* **MATERIALS PROVIDED**:

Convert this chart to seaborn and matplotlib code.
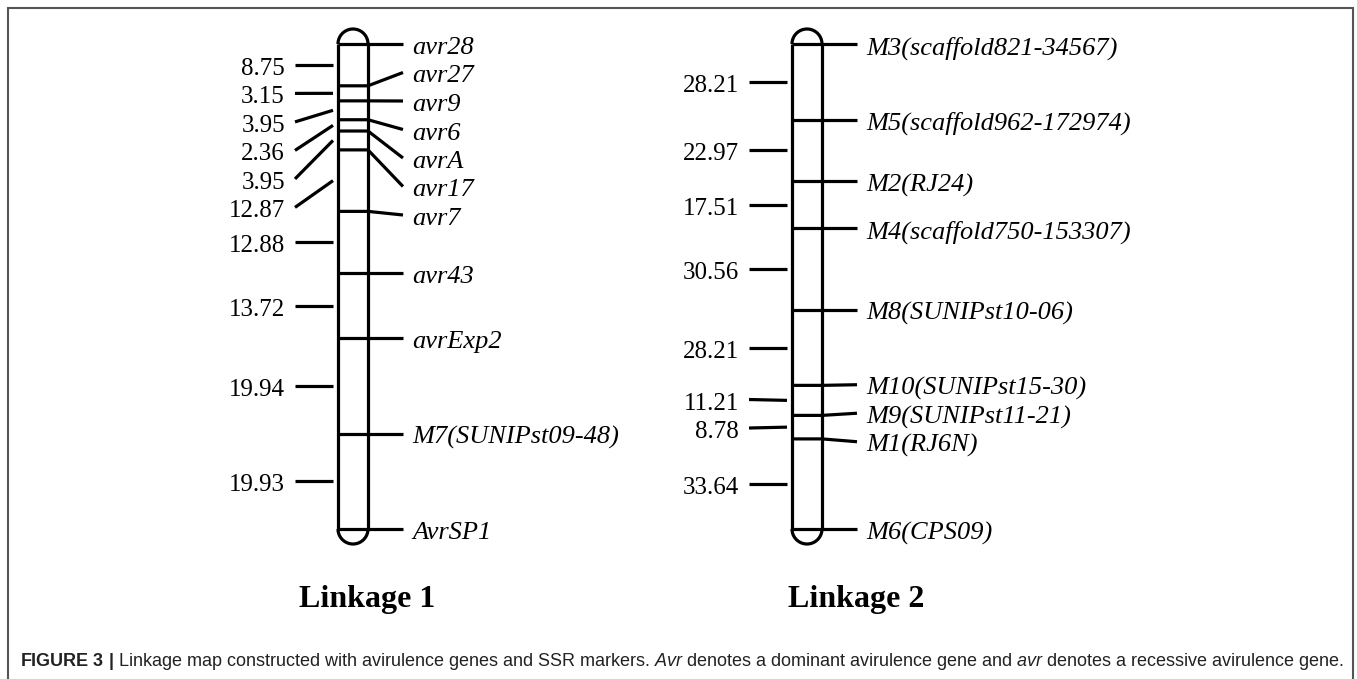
import matplotlib.pyplot as plt
import numpy as np
import pandas as pd
import seaborn as sns
from matplotlib import transforms
from matplotlib.patches import Rectangle

# marker names (top to bottom) and distances between neighbours (cM)
l1_markers = ['avr28', 'avr27', 'avr9', 'avr6', 'avrA', 'avr17', 'avr7',
              'avr43', 'avrExp2', 'M7(SUNIPst09-48)', 'AvrSP1']
l1_dist = [8.75, 3.15, 3.95, 2.36, 3.95, 12.87, 12.88, 13.72, 19.94, 19.93]

l2_markers = ['M3(scaffold821-34567)', 'M5(scaffold962-172974)', 'M2(RJ24)',
              'M4(scaffold750-153307)', 'M8(SUNIPst10-06)', 'M10(SUNIPst15-30)',
              'M9(SUNIPst11-21)', 'M1(RJ6N)', 'M6(CPS09)']
l2_dist = [28.21, 22.97, 17.51, 30.56, 28.21, 11.21, 8.78, 33.64]

titles = ['Linkage 1', 'Linkage 2']
caption = (r"$\mathbf{FIGURE\ 3\ |}$ Linkage map constructed with avirulence genes and SSR markers. "
           r"$\mathit{Avr}$ denotes a dominant avirulence gene and $\mathit{avr}$ denotes a recessive avirulence gene.")

W, H = 1357, 679
TOP, BOT = 44, 529   # pixel rows of first and last marker
GAP = 28.5           # min label spacing in pixels

sns.set_theme(style='white')
plt.rcParams['font.family'] = ['Liberation Serif', 'DejaVu Serif']
plt.rcParams['mathtext.fontset'] = 'custom'
plt.rcParams['mathtext.rm'] = 'Liberation Sans'
plt.rcParams['mathtext.it'] = 'Liberation Sans:italic'
plt.rcParams['mathtext.bf'] = 'Liberation Sans:bold'


def spread(pos, gap):
    # push overlapping labels apart, each group centred on its marks
    groups = [[p] for p in pos]
    lo = pos[0]

    def start(g):
        return max(lo, np.mean(g) - gap * (len(g) - 1) / 2)

    merged = True
    while merged:
        merged = False
        for i in range(len(groups) - 1):
            if start(groups[i + 1]) < start(groups[i]) + gap * len(groups[i]) - 1e-9:
                groups[i] = groups[i] + groups.pop(i + 1)
                merged = True
                break
    out = []
    for g in groups:
        s = start(g)
        out += [s + gap * k for k in range(len(g))]
    return out


def draw_linkage(ax, markers, dist, xl):
    total = sum(dist)
    ppc = (BOT - TOP) / total
    pos = np.concatenate([[0], np.cumsum(dist)])
    mids = (pos[:-1] + pos[1:]) / 2
    gap = GAP / ppc
    rlab = spread(list(pos), gap)
    llab = spread(list(mids), gap)
    xr = xl + 30
    xc = xl + 15

    rows = []
    rows += [('L', xl, 0), ('L', xl, total), ('R', xr, 0), ('R', xr, total)]
    t = np.linspace(0, np.pi, 60)
    for a in t:
        rows.append(('capT', xc + 15 * np.cos(a), -15 / ppc * np.sin(a)))
    for a in t:
        rows.append(('capB', xc + 15 * np.cos(a), total + 15 / ppc * np.sin(a)))
    for i, (p, lb) in enumerate(zip(pos, rlab)):
        rows += [(f'm{i}', xl, p), (f'm{i}', xr, p), (f'm{i}', xr + 35, lb)]
    for i, (m, lb) in enumerate(zip(mids, llab)):
        rows += [(f'd{i}', xl - 43, lb), (f'd{i}', xl - 5, m)]
    df = pd.DataFrame(rows, columns=['seg', 'x', 'y'])
    sns.lineplot(data=df, x='x', y='y', units='seg', estimator=None, sort=False,
                 color='black', lw=2.3, ax=ax)
    for ln in ax.lines:
        ln.set_clip_on(False)
        ln.set_solid_capstyle('butt')

    tr = transforms.offset_copy(ax.transData, fig=ax.figure, y=-4, units='dots')
    for name, lb in zip(markers, rlab):
        ax.text(xr + 44, lb, name, style='italic', fontsize=19, ha='left',
                va='center', transform=tr, color='black')
    for d, lb in zip(dist, llab):
        ax.text(xl - 53, lb, f'{d:.2f}', fontsize=18, ha='right',
                va='center', transform=tr, color='black')
    ax.set_xlim(0, W)
    ax.set_ylim(total, 0)
    ax.set_axis_off()


fig = plt.figure(figsize=(W / 100, H / 100), dpi=100)
fig.patch.set_facecolor('white')

for markers, dist, xl, title, tx in [(l1_markers, l1_dist, 338, titles[0], 367),
                                     (l2_markers, l2_dist, 792, titles[1], 856)]:
    ax = fig.add_axes([0, 1 - BOT / H, 1, (BOT - TOP) / H])
    draw_linkage(ax, markers, dist, xl)
    fig.text(tx / W, 1 - 600 / H, title, ha='center', va='center',
             fontsize=23, fontweight='bold', color='black')

# frame around the figure panel
fig.add_artist(Rectangle((8 / W, -0.1), 1345 / W, 1.1 - 8 / H, transform=fig.transFigure,
                         fill=False, edgecolor='#555555', lw=1.5))

cap = fig.text(20 / W, 1 - 661 / H, caption, ha='left', va='center', fontsize=12,
               family='Liberation Sans', color='#222222')
fig.canvas.draw()
w = cap.get_window_extent().width
cap.set_fontsize(12 * 1320 / w)

fig.savefig('out.png', dpi=100, facecolor='white')
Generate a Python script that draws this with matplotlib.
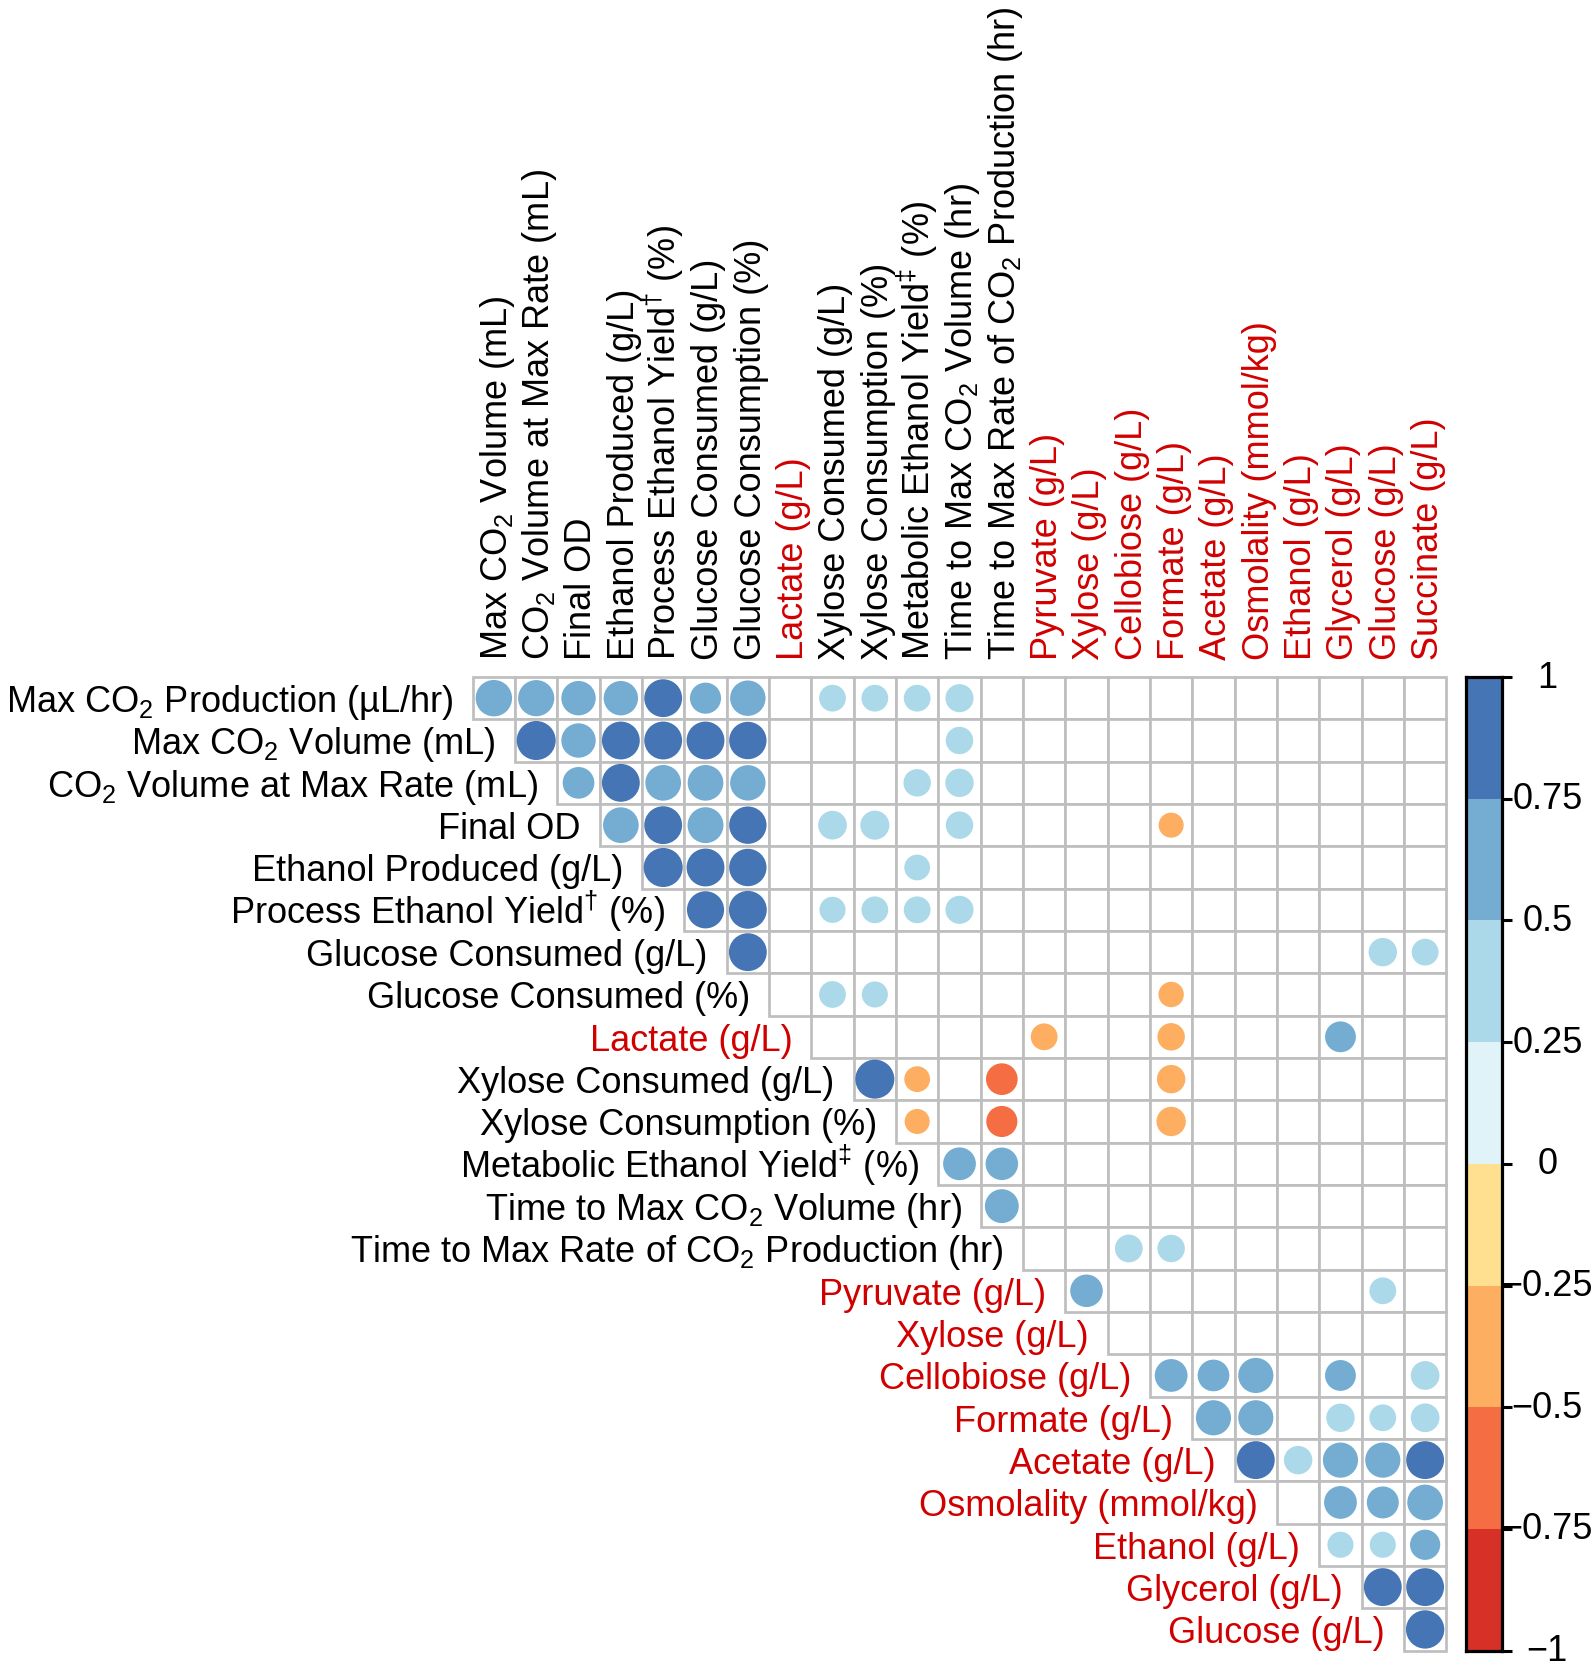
import numpy as np
import matplotlib
matplotlib.use("Agg")
import matplotlib.pyplot as plt
from matplotlib.patches import Rectangle, Circle
from matplotlib.colors import ListedColormap, BoundaryNorm
from matplotlib.transforms import blended_transform_factory

plt.rcParams['font.family'] = ['Liberation Sans', 'DejaVu Sans']
plt.rcParams['mathtext.fontset'] = 'custom'
plt.rcParams['mathtext.rm'] = 'Liberation Sans'
plt.rcParams['mathtext.it'] = 'Liberation Sans:italic'
plt.rcParams['mathtext.bf'] = 'Liberation Sans:bold'

# ── labels ───────────────────────────────────────
row_labels = [
    r"Max CO$\mathregular{_2}$ Production (µL/hr)",
    r"Max CO$\mathregular{_2}$ Volume (mL)",
    r"CO$\mathregular{_2}$ Volume at Max Rate (mL)",
    "Final OD",
    "Ethanol Produced (g/L)",
    r"Process Ethanol Yield$\mathregular{^†}$ (%)",
    "Glucose Consumed (g/L)",
    "Glucose Consumed (%)",
    "Lactate (g/L)",
    "Xylose Consumed (g/L)",
    "Xylose Consumption (%)",
    r"Metabolic Ethanol Yield$\mathregular{^‡}$ (%)",
    r"Time to Max CO$\mathregular{_2}$ Volume (hr)",
    r"Time to Max Rate of CO$\mathregular{_2}$ Production (hr)",
    "Pyruvate (g/L)",
    "Xylose (g/L)",
    "Cellobiose (g/L)",
    "Formate (g/L)",
    "Acetate (g/L)",
    "Osmolality (mmol/kg)",
    "Ethanol (g/L)",
    "Glycerol (g/L)",
    "Glucose (g/L)",
]
row_red = [8] + list(range(14, 23))

col_labels = [
    r"Max CO$\mathregular{_2}$ Volume (mL)",
    r"CO$\mathregular{_2}$ Volume at Max Rate (mL)",
    "Final OD",
    "Ethanol Produced (g/L)",
    r"Process Ethanol Yield$\mathregular{^†}$ (%)",
    "Glucose Consumed (g/L)",
    "Glucose Consumption (%)",
    "Lactate (g/L)",
    "Xylose Consumed (g/L)",
    "Xylose Consumption (%)",
    r"Metabolic Ethanol Yield$\mathregular{^‡}$ (%)",
    r"Time to Max CO$\mathregular{_2}$ Volume (hr)",
    r"Time to Max Rate of CO$\mathregular{_2}$ Production (hr)",
    "Pyruvate (g/L)",
    "Xylose (g/L)",
    "Cellobiose (g/L)",
    "Formate (g/L)",
    "Acetate (g/L)",
    "Osmolality (mmol/kg)",
    "Ethanol (g/L)",
    "Glycerol (g/L)",
    "Glucose (g/L)",
    "Succinate (g/L)",
]
col_red = [7] + list(range(13, 23))

# ── significant correlations (row, col, r) ───────
cell_row = [0, 0, 0, 0, 0, 0, 0, 0, 0, 0, 0,
            1, 1, 1, 1, 1, 1, 1,
            2, 2, 2, 2, 2, 2, 2,
            3, 3, 3, 3, 3, 3, 3, 3,
            4, 4, 4, 4,
            5, 5, 5, 5, 5, 5,
            6, 6, 6,
            7, 7, 7,
            8, 8, 8,
            9, 9, 9, 9,
            10, 10, 10,
            11, 11,
            12,
            13, 13,
            14, 14,
            16, 16, 16, 16, 16,
            17, 17, 17, 17, 17,
            18, 18, 18, 18, 18,
            19, 19, 19,
            20, 20, 20,
            21, 21,
            22]
cell_col = [0, 1, 2, 3, 4, 5, 6, 8, 9, 10, 11,
            1, 2, 3, 4, 5, 6, 11,
            2, 3, 4, 5, 6, 10, 11,
            3, 4, 5, 6, 8, 9, 11, 16,
            4, 5, 6, 10,
            5, 6, 8, 9, 10, 11,
            6, 21, 22,
            8, 9, 16,
            13, 16, 20,
            9, 10, 12, 16,
            10, 12, 16,
            11, 12,
            12,
            15, 16,
            14, 21,
            16, 17, 18, 20, 22,
            17, 18, 20, 21, 22,
            18, 19, 20, 21, 22,
            20, 21, 22,
            20, 21, 22,
            21, 22,
            22]
cell_r = [0.74, 0.73, 0.66, 0.66, 0.80, 0.54, 0.70, 0.40, 0.40, 0.40, 0.44,
          0.85, 0.66, 0.80, 0.80, 0.80, 0.78, 0.42,
          0.56, 0.80, 0.71, 0.71, 0.70, 0.42, 0.45,
          0.71, 0.80, 0.72, 0.78, 0.46, 0.47, 0.42, -0.35,
          0.85, 0.80, 0.78, 0.37,
          0.77, 0.80, 0.38, 0.40, 0.40, 0.44,
          0.80, 0.45, 0.40,
          0.40, 0.38, -0.36,
          -0.40, -0.42, 0.53,
          0.85, -0.37, -0.56, -0.45,
          -0.35, -0.54, -0.48,
          0.60, 0.59,
          0.64,
          0.43, 0.42,
          0.59, 0.40,
          0.60, 0.56, 0.69, 0.53, 0.46,
          0.69, 0.69, 0.45, 0.40, 0.46,
          0.80, 0.45, 0.69, 0.69, 0.80,
          0.60, 0.57, 0.71,
          0.38, 0.38, 0.51,
          0.80, 0.80,
          0.82]

palette = ["#D73027", "#F46D43", "#FDAE61", "#FEE090",
           "#E0F3F8", "#ABD9E9", "#74ADD1", "#4575B4"]
bounds = np.linspace(-1, 1, 9)
cbar_ticks = [1, 0.75, 0.5, 0.25, 0, -0.25, -0.5, -0.75, -1]
cbar_ticklabels = ["1", "0.75", "0.5", "0.25", "0",
                   "\u22120.25", "\u22120.5", "\u22120.75", "\u22121"]

cmap = ListedColormap(palette)
norm = BoundaryNorm(bounds, cmap.N)

RED = "#D10000"
GRID = "#BEBEBE"
FS = 26

W, H = 1594, 1674
fig = plt.figure(figsize=(W / 100, H / 100), dpi=100)

n = len(row_labels)
cell = 42.33
gx0, gy1 = 472.7, 1651.6
ax = fig.add_axes([gx0 / W, (H - gy1) / H, n * cell / W, n * cell / H])
ax.set_xlim(0, n)
ax.set_ylim(n, 0)
ax.axis('off')

# grid cells (upper triangle incl. diagonal)
for i in range(n):
    for j in range(i, n):
        ax.add_patch(Rectangle((j, i), 1, 1, facecolor='white',
                               edgecolor=GRID, lw=1.95, zorder=1,
                               clip_on=False))

# circles, diameter ~ sqrt(|r|)
for i, j, r in zip(cell_row, cell_col, cell_r):
    ax.add_patch(Circle((j + 0.5, i + 0.5), 0.5 * np.sqrt(abs(r)),
                        facecolor=cmap(norm(r)), edgecolor='none',
                        zorder=3, clip_on=False))

cap_off = 0.305   # half cap height in cell units
for i, lab in enumerate(row_labels):
    ax.text(i - 0.45, i + 0.5 + cap_off, lab, ha='right', va='baseline',
            fontsize=FS, color=RED if i in row_red else 'black',
            clip_on=False)

for j, lab in enumerate(col_labels):
    ax.text(j + 0.5 + cap_off, -0.42, lab, ha='left', va='baseline',
            rotation=90, rotation_mode='anchor', fontsize=FS,
            color=RED if j in col_red else 'black', clip_on=False)

# colour legend
cax = fig.add_axes([1466 / W, (H - gy1) / H, 36 / W, n * cell / H])
for k in range(len(palette)):
    cax.bar(0.5, bounds[k + 1] - bounds[k], bottom=bounds[k], width=1,
            color=palette[k], edgecolor='none')
cax.set_xlim(0, 1)
cax.set_ylim(-1, 1)
for s in cax.spines.values():
    s.set_linewidth(2.3)
    s.set_color('black')
cax.set_xticks([])
cax.set_yticks(cbar_ticks)
cax.tick_params(axis='y', left=False, right=True, labelleft=False,
                labelright=False, length=7, width=2.2, color='black')
tr = blended_transform_factory(cax.transAxes, cax.transData)
for v, lab in zip(cbar_ticks, cbar_ticklabels):
    cax.text(2.26, v, lab, transform=tr, ha='center', va='center',
             fontsize=26, clip_on=False)

fig.savefig("out.png", dpi=100)
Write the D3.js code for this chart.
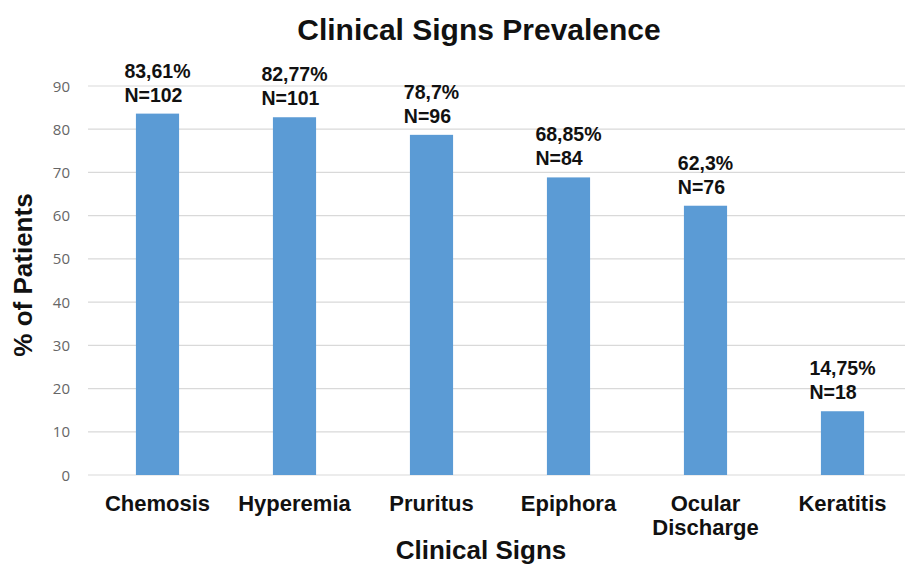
<!DOCTYPE html>
<html><head><meta charset="utf-8">
<script src="https://cdn.jsdelivr.net/npm/d3@7"></script>
<style>body{margin:0;background:#fff}svg{display:block}</style>
</head><body>
<svg id="c" width="905" height="566"></svg>
<script>
const categories = ["Chemosis","Hyperemia","Pruritus","Epiphora","Ocular\nDischarge","Keratitis"];
const percentValues = [83.61, 82.77, 78.7, 68.85, 62.3, 14.75];
const percentLabels = ["83,61%","82,77%","78,7%","68,85%","62,3%","14,75%"];
const countValues = [102, 101, 96, 84, 76, 18];
const yTicks = [0,10,20,30,40,50,60,70,80,90];

const svg = d3.select("#c");
const x = d3.scaleBand().domain(categories).range([89, 911]).paddingInner(0.685).paddingOuter(0.3425);
const y = d3.scaleLinear().domain([0, 90]).range([475, 86]);

const font = "'Liberation Sans', Arial, sans-serif";

// gridlines
svg.append("g").selectAll("line").data(yTicks).join("line")
  .attr("x1", 88).attr("x2", 905)
  .attr("y1", d => y(d)).attr("y2", d => y(d))
  .attr("stroke", "#d9d9d9").attr("stroke-width", 1.2);

// y tick labels
svg.append("g").selectAll("text").data(yTicks).join("text")
  .attr("x", 70).attr("y", d => y(d) + 5.5)
  .attr("text-anchor", "end")
  .attr("font-family", "'Open Sans', 'DejaVu Sans', sans-serif")
  .attr("font-size", 15).attr("fill", "#666")
  .text(d => d);

// bars
svg.append("g").selectAll("rect").data(percentValues).join("rect")
  .attr("x", (d,i) => x(categories[i]))
  .attr("width", x.bandwidth())
  .attr("y", d => y(d))
  .attr("height", d => y(0) - y(d))
  .attr("fill", "#5b9bd5");

// data labels
const lg = svg.append("g").attr("font-family", font).attr("font-weight", "bold").attr("font-size", 19.5).attr("fill", "#111");
percentValues.forEach((v, i) => {
  const cx = x(categories[i]) + x.bandwidth()/2;
  const t = lg.append("text").attr("y", y(v) - 36).text(percentLabels[i]);
  const t2 = lg.append("text").attr("y", y(v) - 12).text("N=" + countValues[i]);
  const w = Math.max(t.node().getComputedTextLength(), t2.node().getComputedTextLength());
  t.attr("x", cx - w/2); t2.attr("x", cx - w/2);
});

// x labels
const xg = svg.append("g").attr("font-family", font).attr("font-weight", "bold").attr("font-size", 22).attr("fill", "#111").attr("text-anchor", "middle");
categories.forEach(c => {
  const cx = x(c) + x.bandwidth()/2;
  c.split("\n").forEach((line, j) => {
    xg.append("text").attr("x", cx).attr("y", 511 + j*24).text(line);
  });
});

// title
svg.append("text").attr("x", 479).attr("y", 40).attr("text-anchor", "middle")
  .attr("font-family", font).attr("font-weight", "bold").attr("font-size", 30).attr("fill", "#111")
  .text("Clinical Signs Prevalence");

// axis titles
svg.append("text").attr("x", 481).attr("y", 559).attr("text-anchor", "middle")
  .attr("font-family", font).attr("font-weight", "bold").attr("font-size", 26).attr("fill", "#111")
  .text("Clinical Signs");
svg.append("text").attr("transform", "translate(32,275) rotate(-90)").attr("text-anchor", "middle")
  .attr("font-family", font).attr("font-weight", "bold").attr("font-size", 26).attr("fill", "#111")
  .text("% of Patients");
</script>
</body></html>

* **PROBLEM DESCRIPTION**: The lines from the start of the entries above through the one containing "return max(lo, np.mean(g)" are to be retyped exactly, and no others. Pictures are left out.

* **PROBLEM SOLUTION**:
Convert this chart to seaborn and matplotlib code.
import matplotlib.pyplot as plt
import numpy as np
import pandas as pd
import seaborn as sns
from matplotlib import transforms
from matplotlib.patches import Rectangle

# marker names (top to bottom) and distances between neighbours (cM)
l1_markers = ['avr28', 'avr27', 'avr9', 'avr6', 'avrA', 'avr17', 'avr7',
              'avr43', 'avrExp2', 'M7(SUNIPst09-48)', 'AvrSP1']
l1_dist = [8.75, 3.15, 3.95, 2.36, 3.95, 12.87, 12.88, 13.72, 19.94, 19.93]

l2_markers = ['M3(scaffold821-34567)', 'M5(scaffold962-172974)', 'M2(RJ24)',
              'M4(scaffold750-153307)', 'M8(SUNIPst10-06)', 'M10(SUNIPst15-30)',
              'M9(SUNIPst11-21)', 'M1(RJ6N)', 'M6(CPS09)']
l2_dist = [28.21, 22.97, 17.51, 30.56, 28.21, 11.21, 8.78, 33.64]

titles = ['Linkage 1', 'Linkage 2']
caption = (r"$\mathbf{FIGURE\ 3\ |}$ Linkage map constructed with avirulence genes and SSR markers. "
           r"$\mathit{Avr}$ denotes a dominant avirulence gene and $\mathit{avr}$ denotes a recessive avirulence gene.")

W, H = 1357, 679
TOP, BOT = 44, 529   # pixel rows of first and last marker
GAP = 28.5           # min label spacing in pixels

sns.set_theme(style='white')
plt.rcParams['font.family'] = ['Liberation Serif', 'DejaVu Serif']
plt.rcParams['mathtext.fontset'] = 'custom'
plt.rcParams['mathtext.rm'] = 'Liberation Sans'
plt.rcParams['mathtext.it'] = 'Liberation Sans:italic'
plt.rcParams['mathtext.bf'] = 'Liberation Sans:bold'


def spread(pos, gap):
    # push overlapping labels apart, each group centred on its marks
    groups = [[p] for p in pos]
    lo = pos[0]

    def start(g):
        return max(lo, np.mean(g) - gap * (len(g) - 1) / 2)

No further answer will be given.